Certo, alcuni vogliono proprio che succeda così. Ma non la chiamino, per favore, “educazione”; e non dicano che la scuola deve lasciare fare alle famiglie: la più importante delle istituzioni (e, purtroppo, considerando che cosa succede in Italia, la più bistrattata fra tutte, anche dalla politica) non può venire meno al dovere di educare e di dare la possibilità ai bambini di elaborare un proprio pensiero. Nel migliore dei casi, demandare alle famiglie il compito di affrontare temi delicati potrebbe funzionare nei nuclei familiari dove la discussione critica è di casa, dove i libri non sono solo un arredo (o una mancanza); ma oggi le famiglie che rispondono a queste caratteristiche sono esse stesse un’eccezione, una “diversità” nel mucchio. Dunque ben vengano i libri portati dalla scuola, scelti con attenzione da esperti e proposti con discernimento da docenti che sanno fare il loro mestiere e che conoscono gli allievi che hanno di fronte.

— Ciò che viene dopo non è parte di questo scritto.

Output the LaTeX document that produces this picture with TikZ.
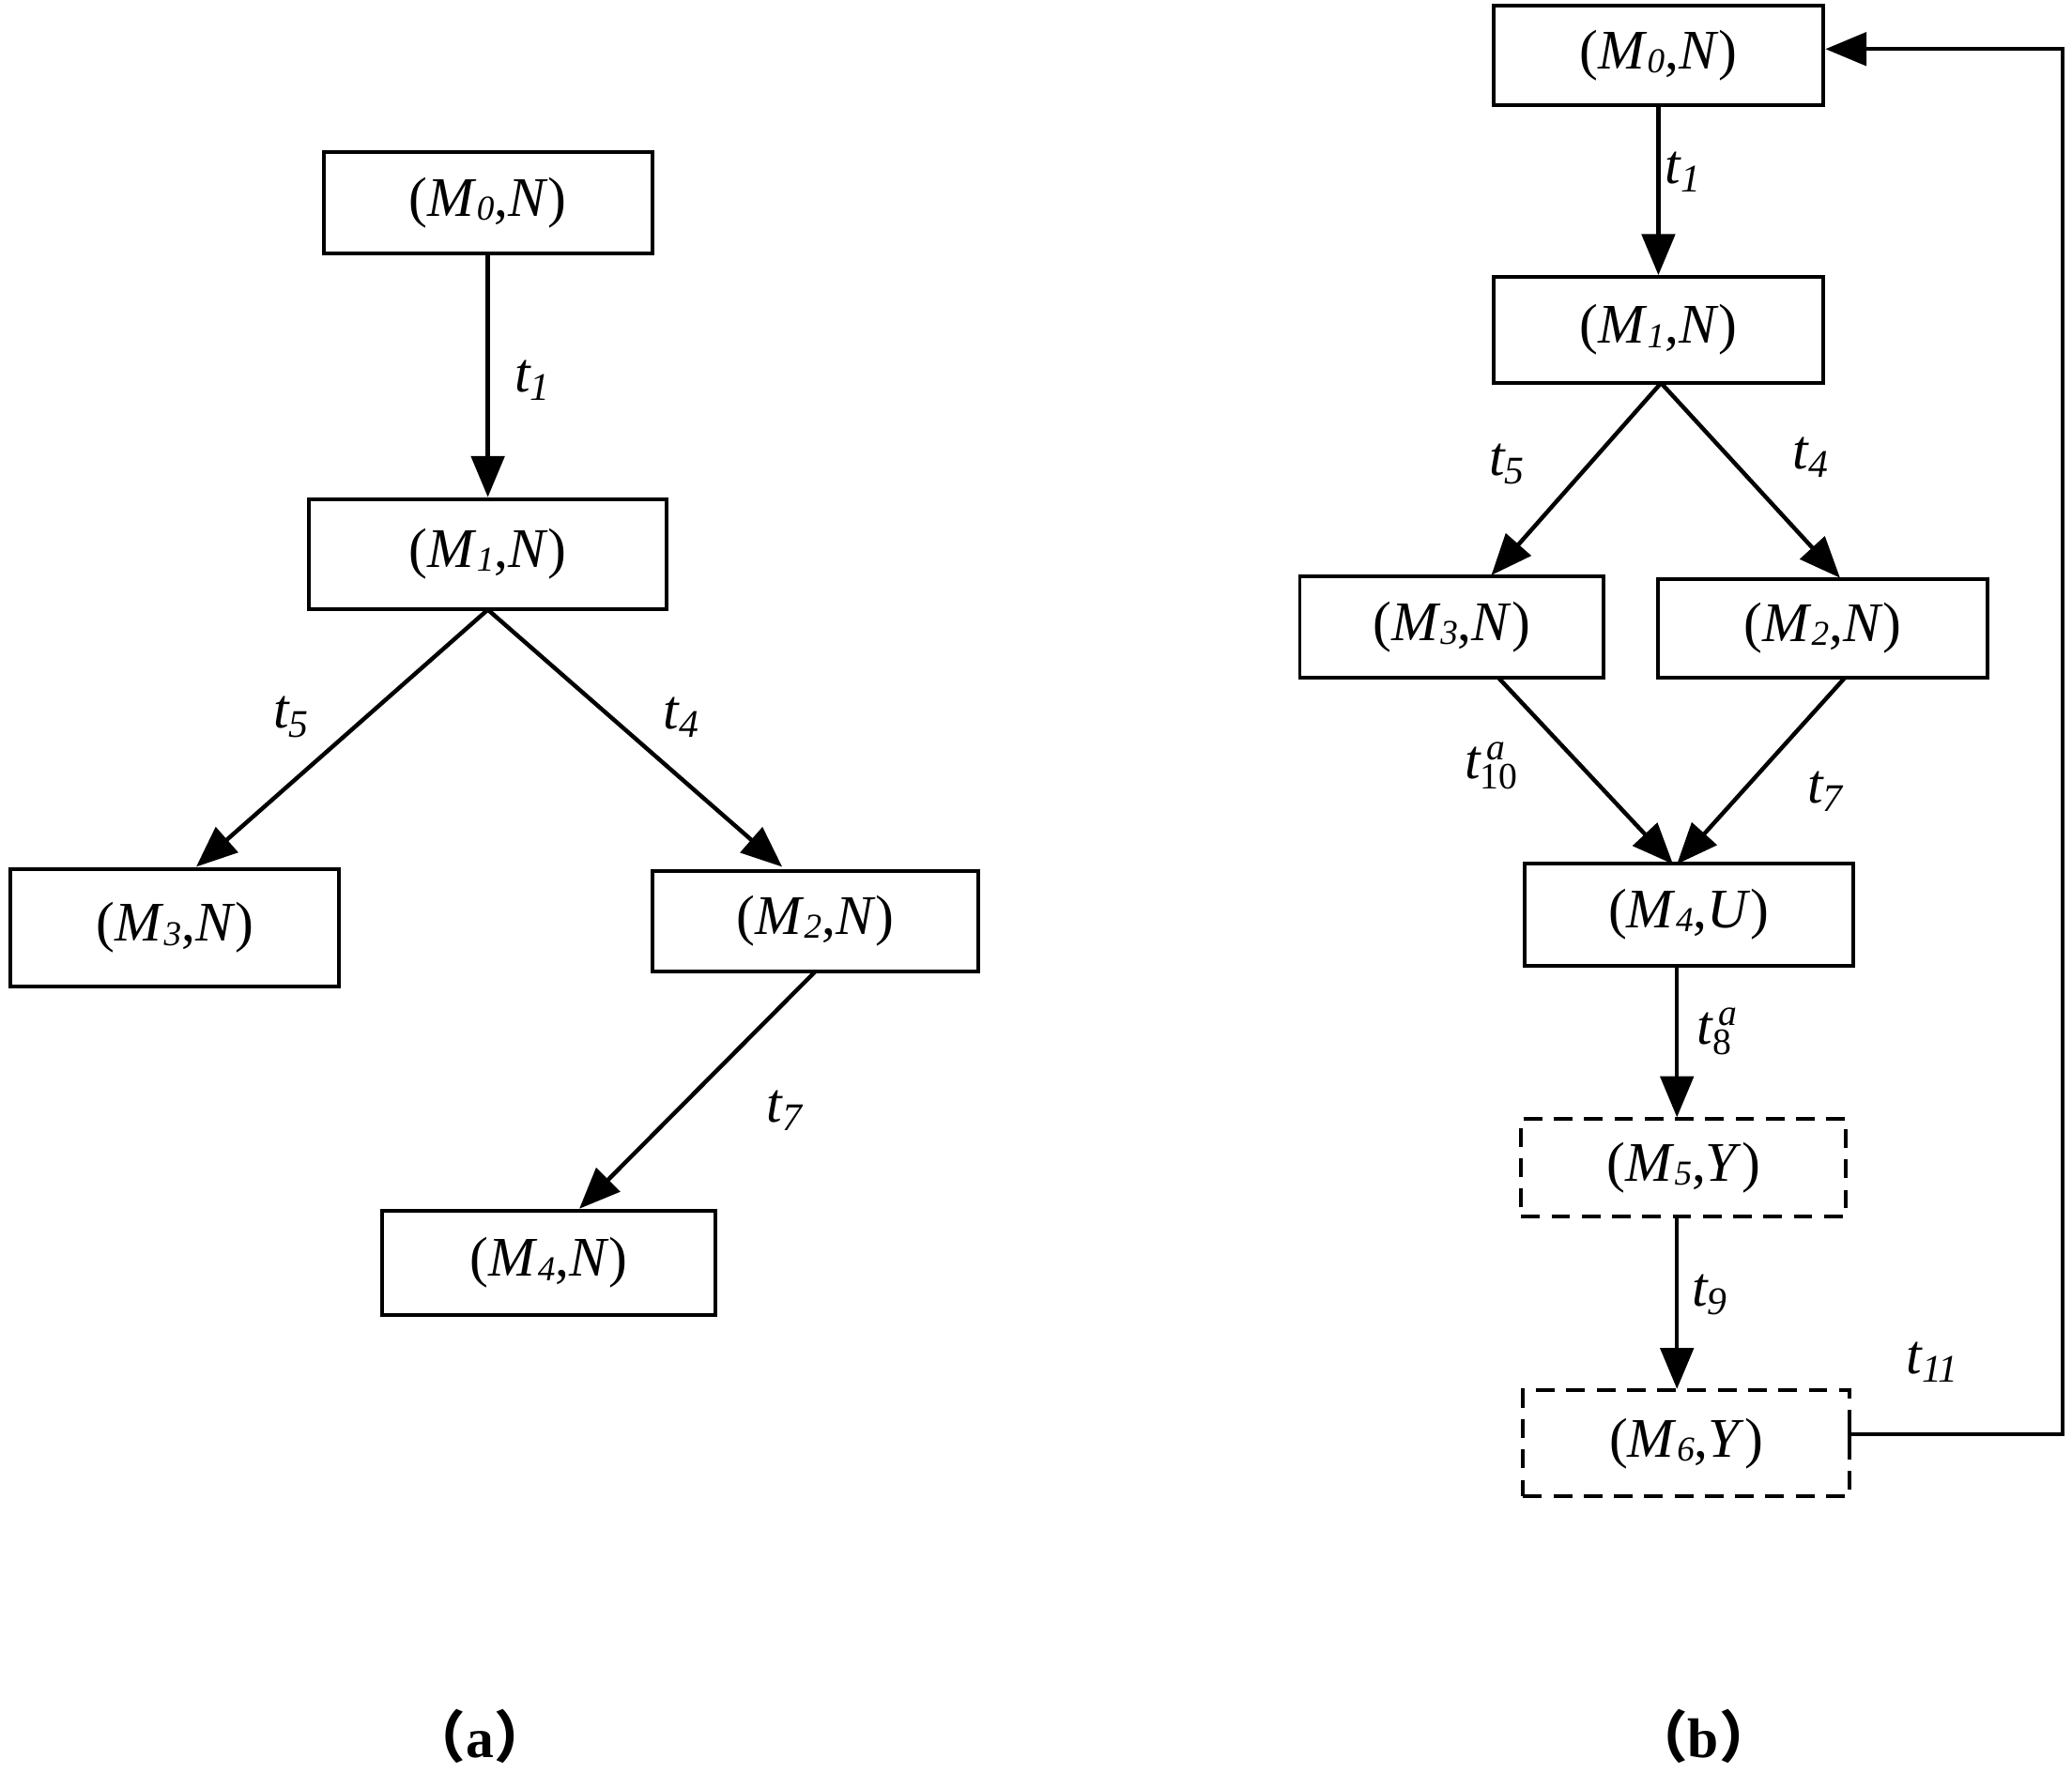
\documentclass[tikz,border=0pt]{standalone}
\usepackage{fontspec}
\setmainfont{Liberation Serif}
\newfontfamily\cjk{Noto Sans CJK SC}
\usetikzlibrary{arrows.meta}
\begin{document}
\begin{tikzpicture}[x=0.02cm,y=-0.02cm,
  box/.style={draw,line width=1.6pt,rectangle,inner sep=0pt,font=\fontsize{24}{28}\selectfont},
  dbox/.style={box,dashed,dash pattern=on 8pt off 5pt},
  arr/.style={line width=1.8pt,-{Triangle[length=0.62cm,width=0.5cm]}},
  lab/.style={font=\fontsize{24}{28}\selectfont\itshape}]
\path[use as bounding box,fill=white] (0,0) rectangle (1563,1338);
\newcommand{\st}[2]{(\textit{M}{\fontsize{15}{15}\selectfont\raisebox{-0.25ex}{\textit{#1}}},\textit{#2})}
\newcommand{\supsub}[2]{t{\fontsize{16}{16}\selectfont\rlap{\raisebox{1.1ex}{\,#1}}\raisebox{-0.6ex}{\upshape #2}}}
% (a)
\node[box,minimum width=248*0.02cm,minimum height=77*0.02cm] (a0) at (368,153) {\st{0}{N}};
\node[box,minimum width=270*0.02cm,minimum height=83*0.02cm] (a1) at (368,418) {\st{1}{N}};
\node[box,minimum width=248*0.02cm,minimum height=88*0.02cm] (a3) at (132,700) {\st{3}{N}};
\node[box,minimum width=246*0.02cm,minimum height=76*0.02cm] (a2) at (615,695) {\st{2}{N}};
\node[box,minimum width=251*0.02cm,minimum height=79*0.02cm] (a4) at (414,953) {\st{4}{N}};
\coordinate (a1b) at (368,460);
\draw[arr] (a0) -- (a1);
\draw[arr] (a1b) -- (148,654);
\draw[arr] (a1b) -- (590,654);
\draw[arr] (615,733) -- (437,912);
\node[lab] at (402,287) {t\textsubscript{1}};
\node[lab] at (220,541) {t\textsubscript{5}};
\node[lab] at (514,541) {t\textsubscript{4}};
\node[lab] at (592,838) {t\textsubscript{7}};
\node[font=\fontsize{24}{28}\selectfont\bfseries] at (362,1310) {{\cjk （}a{\cjk ）}};
% (b)
\node[box,minimum width=249*0.02cm,minimum height=75*0.02cm] (b0) at (1251,42) {\st{0}{N}};
\node[box,minimum width=249*0.02cm,minimum height=80*0.02cm] (b1) at (1251,249) {\st{1}{N}};
\node[box,minimum width=229*0.02cm,minimum height=76*0.02cm] (b3) at (1095,473) {\st{3}{N}};
\node[box,minimum width=249*0.02cm,minimum height=74*0.02cm] (b2) at (1375,474) {\st{2}{N}};
\node[box,minimum width=248*0.02cm,minimum height=77*0.02cm] (b4) at (1274,690) {\st{4}{U}};
\node[dbox,minimum width=245*0.02cm,minimum height=74*0.02cm] (b5) at (1270,881) {\st{5}{Y}};
\node[dbox,minimum width=246*0.02cm,minimum height=80*0.02cm] (b6) at (1272,1089) {\st{6}{Y}};
\draw[arr] (b0) -- (b1);
\draw[arr] (1253,289) -- (1125,434);
\draw[arr] (1253,289) -- (1388,436);
\draw[arr] (1130,511) -- (1262,652);
\draw[arr] (1392,511) -- (1265,652);
\draw[arr] (1265,728) -- (1265,843);
\draw[arr] (1265,918) -- (1265,1048);
\coordinate (c1) at (1556,1082);
\coordinate (c2) at (1556,37);
\draw[line width=1.6pt] (1395,1070) -- (1395,1094);
\draw[arr] (1395,1082) -- (c1) -- (c2) -- (1377,37);
\node[lab] at (1270,130) {t\textsubscript{1}};
\node[lab] at (1137,350) {t\textsubscript{5}};
\node[lab] at (1366,345) {t\textsubscript{4}};
\node[lab] at (1125,578) {\supsub{a}{10}};
\node[lab] at (1377,597) {t\textsubscript{7}};
\node[lab] at (1293,778) {\supsub{a}{8}};
\node[lab] at (1290,977) {t\textsubscript{9}};
\node[lab] at (1458,1028) {t\textsubscript{11}};
\node[font=\fontsize{24}{28}\selectfont\bfseries] at (1285,1310) {{\cjk （}b{\cjk ）}};
\end{tikzpicture}
\end{document}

Concludo questo lungo intervento con una proposta, peraltro già avanzata da qualcuno sui social network o in rete: dal momento che la lista dei libri messi all’indice è indubbiamente di grande valore, la si può prendere come una ricca lista della spesa. Ma non chiamatela lista di favole gay, per favore. Comprateli, questi libri, o almeno andate in libreria o in biblioteca a sfogliarli. Giusto per capire di che cosa si sta parlando, se non li conoscete. Oppure, se siete educatori, leggeteli pubblicamente. Contro il silenzio, contro l’ignoranza, contro le teste che annuiscono senza sapere. Perché di Guizzino non si può e non si deve avere paura.